Afinal, quem tem medo do lobo mau? Vamos
esquecer o Capuchinho Vermelho ou os Três Porquinhos porque esta não é uma
história para crianças. É a história de um país bacoco que lida mal com o
carisma alheio, procurando justificar o desmoronamento político que se avizinha
com um passado já devidamente escrutinado. É, também, a história de um país
que, à falta de outros argumentos e entretenimento, avança com patéticas
petições públicas por tudo e por nada. A mais mediatizada dos últimos tempos é,
pasme-se, para impedir que um ex-primeiro-ministro seja contratado (e, ainda
por cima, probono) por uma televisão para um novo
espaço de comentário político. A aparição de José Sócrates deverá ser analisada
a dois níveis distintos, ainda que estas coisas estejam todas ligadas.
O primeiro é político. O insuspeito
social-democrata e, por sinal, comentador Marques Mendes acha que o regresso de
Sócrates pode ser "mortífero" para o Governo. É certo que o peso do
antigo primeiro-ministro vai transformar, ainda mais, a oposição de Seguro numa
brincadeira de meninos, mas Mendes tem razão quando afirma que será Passos o
verdadeiro alvo de Sócrates. O ex-líder socialista ferve em pouca água vezes de
mais para evitar ajustar contas de tudo o que dele foi dito pelos membros do
atual Governo. Nesta revisão do passado recente, Sócrates não deverá igualmente
deixar Cavaco Silva em sossego.
O segundo nível do regresso de José Sócrates é
jornalístico. Ao ir buscar para o ecrã o mais odiado - mas também amado - dos
ex-primeiros-ministros, a RTP protagonizou uma contratação surpreendente. E, de
uma só vez, atirou para segundo plano os políticos comentadores da
concorrência: Marcelo Rebelo de Sousa na TVI (e as suas mais do que previsíveis
análises com direito a réplicas na generalidade da imprensa); e Marques Mendes,
recentemente seduzido pelos encantos da SIC e que aos espectadores se apresenta
muito mais como a correia de transmissão de um qualquer 'garganta funda' da
esfera governativa do que como o comentador que quer ser.
Sócrates no ecrã vai eclipsar os seus pares e
garantir, sem grandes margens de erro, audiências à RTP.
Eram, portanto, previsíveis as reações à
ousadia da televisão pública. José Sócrates foi, para o bem e para o mal, o
mais carismático dos líderes portugueses dos últimos anos e esse é um
património que uma (breve) ida para Paris não apaga. O que não se esperaria é
que o seu eco transbordasse as fronteiras nacionais.
A sua contratação televisiva mereceu ontem
generosas referências na imprensa de Direita no país vizinho.
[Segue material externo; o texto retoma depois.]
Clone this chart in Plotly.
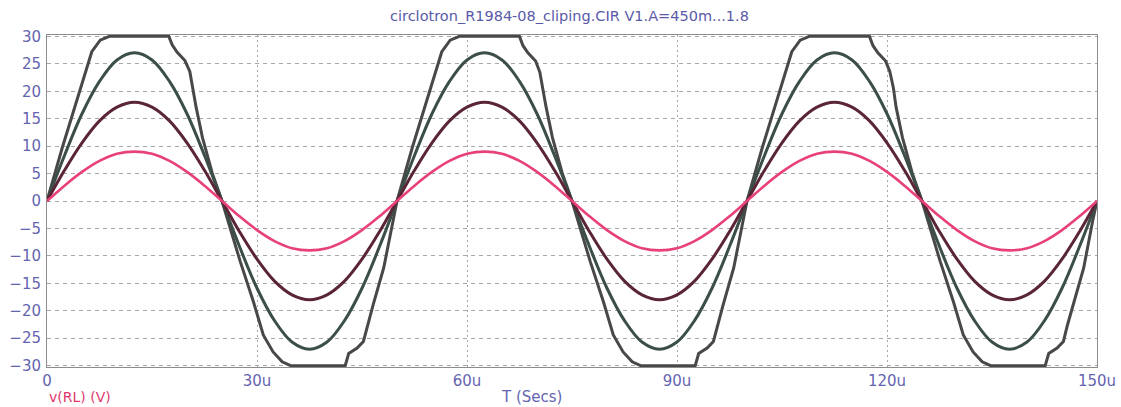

O "La Vanguardia ", de
Barcelona, escreveu que "em Espanha ninguém poderia imaginar que no canal
1 da TVE, logo após o Telejornal, aparecesse José Luis Zapatero [ex-chefe do
Governo socialista] para comentar a atualidade política semanal". O
"El Mundo", de Madrid, refere a multiplicação de petições online
contra e a favor da passagem de Sócrates "de primeiro-ministro a tertuliano" televisivo,
referindo ainda as suas responsabilidades na crise iniciada em 2008, mas sem
admitir que, se Sócrates cá tivesse continuado, haveria sempre a hipótese de,
tal como em Espanha, estarmos sem resgate e hipotecados à troika.
Por tudo isto, a diabolização do regresso de
Sócrates era inevitável. Essa fatalidade não pode é servir para atirar alguém
para uma lista negra onde aos proscritos está vedado o regresso à vida pública.